**Problem to work on:** Only the pictures are omitted; repeat all other data exactly.

>> begin

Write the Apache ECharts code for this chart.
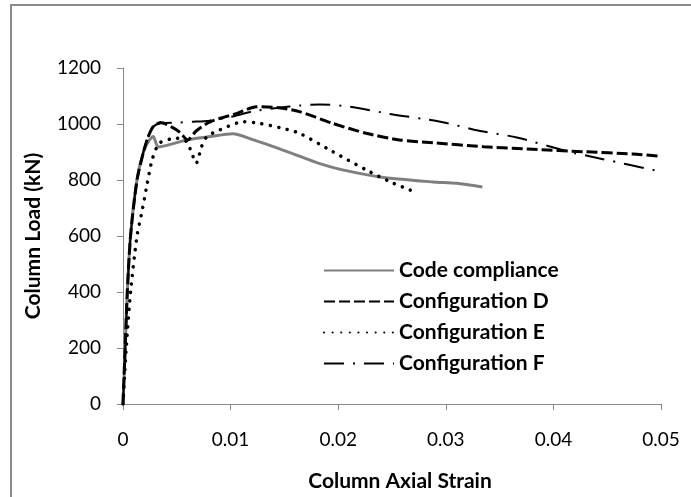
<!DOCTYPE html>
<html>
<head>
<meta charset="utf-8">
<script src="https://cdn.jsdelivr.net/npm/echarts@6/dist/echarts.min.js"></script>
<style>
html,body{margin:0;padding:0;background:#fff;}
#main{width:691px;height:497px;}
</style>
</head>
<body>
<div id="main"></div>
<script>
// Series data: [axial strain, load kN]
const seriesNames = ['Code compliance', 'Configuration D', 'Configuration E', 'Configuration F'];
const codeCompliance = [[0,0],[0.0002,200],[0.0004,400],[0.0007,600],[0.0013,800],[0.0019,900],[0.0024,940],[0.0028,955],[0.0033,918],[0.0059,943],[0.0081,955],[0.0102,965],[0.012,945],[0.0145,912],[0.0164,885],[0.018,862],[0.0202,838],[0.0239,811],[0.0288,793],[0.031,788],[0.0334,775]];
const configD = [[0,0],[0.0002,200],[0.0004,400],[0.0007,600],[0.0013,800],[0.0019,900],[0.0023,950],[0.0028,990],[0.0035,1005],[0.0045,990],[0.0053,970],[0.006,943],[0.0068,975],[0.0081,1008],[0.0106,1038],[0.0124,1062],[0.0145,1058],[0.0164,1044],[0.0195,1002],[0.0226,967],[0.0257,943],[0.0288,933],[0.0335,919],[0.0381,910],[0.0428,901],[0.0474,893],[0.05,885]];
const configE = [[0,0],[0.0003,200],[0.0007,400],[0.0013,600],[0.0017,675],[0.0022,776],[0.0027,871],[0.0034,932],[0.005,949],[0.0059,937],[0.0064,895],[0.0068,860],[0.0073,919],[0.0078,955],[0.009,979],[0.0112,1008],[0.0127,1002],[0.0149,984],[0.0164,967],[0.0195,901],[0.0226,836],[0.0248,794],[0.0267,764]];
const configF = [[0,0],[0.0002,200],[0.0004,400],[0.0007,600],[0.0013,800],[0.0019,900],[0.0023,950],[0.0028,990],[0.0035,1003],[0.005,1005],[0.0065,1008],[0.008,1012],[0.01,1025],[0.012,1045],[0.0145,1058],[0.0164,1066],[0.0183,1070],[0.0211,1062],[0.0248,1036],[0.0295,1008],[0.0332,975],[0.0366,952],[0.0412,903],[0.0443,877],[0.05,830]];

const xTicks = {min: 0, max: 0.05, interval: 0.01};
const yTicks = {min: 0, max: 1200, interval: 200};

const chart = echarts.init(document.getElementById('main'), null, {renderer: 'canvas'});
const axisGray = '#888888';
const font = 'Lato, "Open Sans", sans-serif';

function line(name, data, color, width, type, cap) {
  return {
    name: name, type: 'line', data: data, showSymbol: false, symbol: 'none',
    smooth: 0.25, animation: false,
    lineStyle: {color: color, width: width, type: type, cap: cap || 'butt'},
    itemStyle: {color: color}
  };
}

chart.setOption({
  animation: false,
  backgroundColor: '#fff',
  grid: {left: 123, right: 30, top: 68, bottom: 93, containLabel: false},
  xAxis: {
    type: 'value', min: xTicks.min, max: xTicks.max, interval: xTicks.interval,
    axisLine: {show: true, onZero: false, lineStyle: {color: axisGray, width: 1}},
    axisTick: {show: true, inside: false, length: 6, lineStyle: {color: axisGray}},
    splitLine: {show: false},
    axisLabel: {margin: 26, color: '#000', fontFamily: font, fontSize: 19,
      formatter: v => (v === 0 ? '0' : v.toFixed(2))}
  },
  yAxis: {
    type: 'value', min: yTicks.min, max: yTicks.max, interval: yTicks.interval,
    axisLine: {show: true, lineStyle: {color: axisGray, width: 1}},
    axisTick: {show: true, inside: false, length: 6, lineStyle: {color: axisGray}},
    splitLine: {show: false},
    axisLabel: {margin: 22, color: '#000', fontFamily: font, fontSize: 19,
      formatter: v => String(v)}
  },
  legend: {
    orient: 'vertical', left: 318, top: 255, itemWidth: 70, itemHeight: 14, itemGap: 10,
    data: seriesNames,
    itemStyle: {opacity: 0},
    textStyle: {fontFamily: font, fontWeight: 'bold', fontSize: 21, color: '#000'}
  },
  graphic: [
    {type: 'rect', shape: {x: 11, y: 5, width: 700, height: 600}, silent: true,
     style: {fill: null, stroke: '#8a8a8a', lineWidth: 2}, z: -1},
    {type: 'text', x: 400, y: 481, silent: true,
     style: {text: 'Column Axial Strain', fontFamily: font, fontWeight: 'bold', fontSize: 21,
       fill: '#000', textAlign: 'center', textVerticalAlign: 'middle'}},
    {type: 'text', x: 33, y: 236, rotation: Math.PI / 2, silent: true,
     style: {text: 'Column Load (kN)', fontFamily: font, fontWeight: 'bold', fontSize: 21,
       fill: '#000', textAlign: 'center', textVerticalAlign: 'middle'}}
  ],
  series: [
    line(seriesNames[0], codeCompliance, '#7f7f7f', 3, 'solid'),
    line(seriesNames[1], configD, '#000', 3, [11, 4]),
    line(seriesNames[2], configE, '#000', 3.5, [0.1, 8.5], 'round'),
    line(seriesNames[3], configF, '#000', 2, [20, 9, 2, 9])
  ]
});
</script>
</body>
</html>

>> end

**Answer to this exercise:**
Write the Apache ECharts code for this chart.
<!DOCTYPE html>
<html>
<head>
<meta charset="utf-8">
<script src="https://cdn.jsdelivr.net/npm/echarts@6/dist/echarts.min.js"></script>
<style>
html,body{margin:0;padding:0;background:#fff;}
#main{width:691px;height:497px;}
</style>
</head>
<body>
<div id="main"></div>
<script>
// Series data: [axial strain, load kN]
const seriesNames = ['Code compliance', 'Configuration D', 'Configuration E', 'Configuration F'];
const codeCompliance = [[0,0],[0.0002,200],[0.0004,400],[0.0007,600],[0.0013,800],[0.0019,900],[0.0024,940],[0.0028,955],[0.0033,918],[0.0059,943],[0.0081,955],[0.0102,965],[0.012,945],[0.0145,912],[0.0164,885],[0.018,862],[0.0202,838],[0.0239,811],[0.0288,793],[0.031,788],[0.0334,775]];
const configD = [[0,0],[0.0002,200],[0.0004,400],[0.0007,600],[0.0013,800],[0.0019,900],[0.0023,950],[0.0028,990],[0.0035,1005],[0.0045,990],[0.0053,970],[0.006,943],[0.0068,975],[0.0081,1008],[0.0106,1038],[0.0124,1062],[0.0145,1058],[0.0164,1044],[0.0195,1002],[0.0226,967],[0.0257,943],[0.0288,933],[0.0335,919],[0.0381,910],[0.0428,901],[0.0474,893],[0.05,885]];
const configE = [[0,0],[0.0003,200],[0.0007,400],[0.0013,600],[0.0017,675],[0.0022,776],[0.0027,871],[0.0034,932],[0.005,949],[0.0059,937],[0.0064,895],[0.0068,860],[0.0073,919],[0.0078,955],[0.009,979],[0.0112,1008],[0.0127,1002],[0.0149,984],[0.0164,967],[0.0195,901],[0.0226,836],[0.0248,794],[0.0267,764]];
const configF = [[0,0],[0.0002,200],[0.0004,400],[0.0007,600],[0.0013,800],[0.0019,900],[0.0023,950],[0.0028,990],[0.0035,1003],[0.005,1005],[0.0065,1008],[0.008,1012],[0.01,1025],[0.012,1045],[0.0145,1058],[0.0164,1066],[0.0183,1070],[0.0211,1062],[0.0248,1036],[0.0295,1008],[0.0332,975],[0.0366,952],[0.0412,903],[0.0443,877],[0.05,830]];

const xTicks = {min: 0, max: 0.05, interval: 0.01};
const yTicks = {min: 0, max: 1200, interval: 200};

const chart = echarts.init(document.getElementById('main'), null, {renderer: 'canvas'});
const axisGray = '#888888';
const font = 'Lato, "Open Sans", sans-serif';

function line(name, data, color, width, type, cap) {
  return {
    name: name, type: 'line', data: data, showSymbol: false, symbol: 'none',
    smooth: 0.25, animation: false,
    lineStyle: {color: color, width: width, type: type, cap: cap || 'butt'},
    itemStyle: {color: color}
  };
}

chart.setOption({
  animation: false,
  backgroundColor: '#fff',
  grid: {left: 123, right: 30, top: 68, bottom: 93, containLabel: false},
  xAxis: {
    type: 'value', min: xTicks.min, max: xTicks.max, interval: xTicks.interval,
    axisLine: {show: true, onZero: false, lineStyle: {color: axisGray, width: 1}},
    axisTick: {show: true, inside: false, length: 6, lineStyle: {color: axisGray}},
    splitLine: {show: false},
    axisLabel: {margin: 26, color: '#000', fontFamily: font, fontSize: 19,
      formatter: v => (v === 0 ? '0' : v.toFixed(2))}
  },
  yAxis: {
    type: 'value', min: yTicks.min, max: yTicks.max, interval: yTicks.interval,
    axisLine: {show: true, lineStyle: {color: axisGray, width: 1}},
    axisTick: {show: true, inside: false, length: 6, lineStyle: {color: axisGray}},
    splitLine: {show: false},
    axisLabel: {margin: 22, color: '#000', fontFamily: font, fontSize: 19,
      formatter: v => String(v)}
  },
  legend: {
    orient: 'vertical', left: 318, top: 255, itemWidth: 70, itemHeight: 14, itemGap: 10,
    data: seriesNames,
    itemStyle: {opacity: 0},
    textStyle: {fontFamily: font, fontWeight: 'bold', fontSize: 21, color: '#000'}
  },
  graphic: [
    {type: 'rect', shape: {x: 11, y: 5, width: 700, height: 600}, silent: true,
     style: {fill: null, stroke: '#8a8a8a', lineWidth: 2}, z: -1},
    {type: 'text', x: 400, y: 481, silent: true,
     style: {text: 'Column Axial Strain', fontFamily: font, fontWeight: 'bold', fontSize: 21,
       fill: '#000', textAlign: 'center', textVerticalAlign: 'middle'}},
    {type: 'text', x: 33, y: 236, rotation: Math.PI / 2, silent: true,
     style: {text: 'Column Load (kN)', fontFamily: font, fontWeight: 'bold', fontSize: 21,
       fill: '#000', textAlign: 'center', textVerticalAlign: 'middle'}}
  ],
  series: [
    line(seriesNames[0], codeCompliance, '#7f7f7f', 3, 'solid'),
    line(seriesNames[1], configD, '#000', 3, [11, 4]),
    line(seriesNames[2], configE, '#000', 3.5, [0.1, 8.5], 'round'),
    line(seriesNames[3], configF, '#000', 2, [20, 9, 2, 9])
  ]
});
</script>
</body>
</html>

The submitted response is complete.